At the time, Vale said the dam was not at imminent risk of rupture and its safety conditions remained unchanged.
Xingu dam's emergency level had been raised from one to two in September until further investigations were carried out after being reclassified from a drained stack to an upstream tailings dam.
The decomissioned Xingu dam was now at "imminent risk of collapsing" according to a statement last week by the regional labor department, Reuters reported.
Vale issued a response in a securities filing on Friday.
"Vale SA clarifies, in relation to news published in the press, that there is no imminent risk of rupture of the Xingu dam, nor a change in the dam's conditions or safety level, which remains at level 2," it said.

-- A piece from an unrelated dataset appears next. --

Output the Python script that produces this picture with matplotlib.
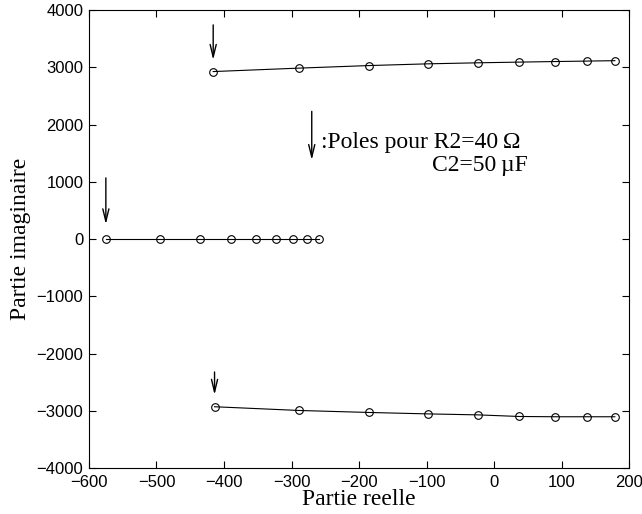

"The Xingu dam is continuously monitored and inspected by a specialised technical team and is included in the company's dam decharacterisation plan."
It said the dam's self-rescue zone remained evacuated and in accordance with the SRT, it had suspended access to the flood zone and was only allowing essential access "to stabilise the structure, with a strict safety protocol".
"In collaboration with SRT, Vale is taking measures to continue to guarantee the safety of workers, in order to allow the resumption of activities," the company said.
Its operations have been under increased scrutiny and restrictions since its Brumadinho dam collapse in 2019, which killed 270 people.
Vale has previously said it expected to produce 315-335Mt of iron ore this year and is aiming to increase annual output to 400Mt.
Its shares (BZ: VALE3) closed up 2.2% on Friday to BRL113.34, valuing it at BRL 585 billion (US$114 billion) as the iron ore price strengthened above US$200/t on continuing demand from China.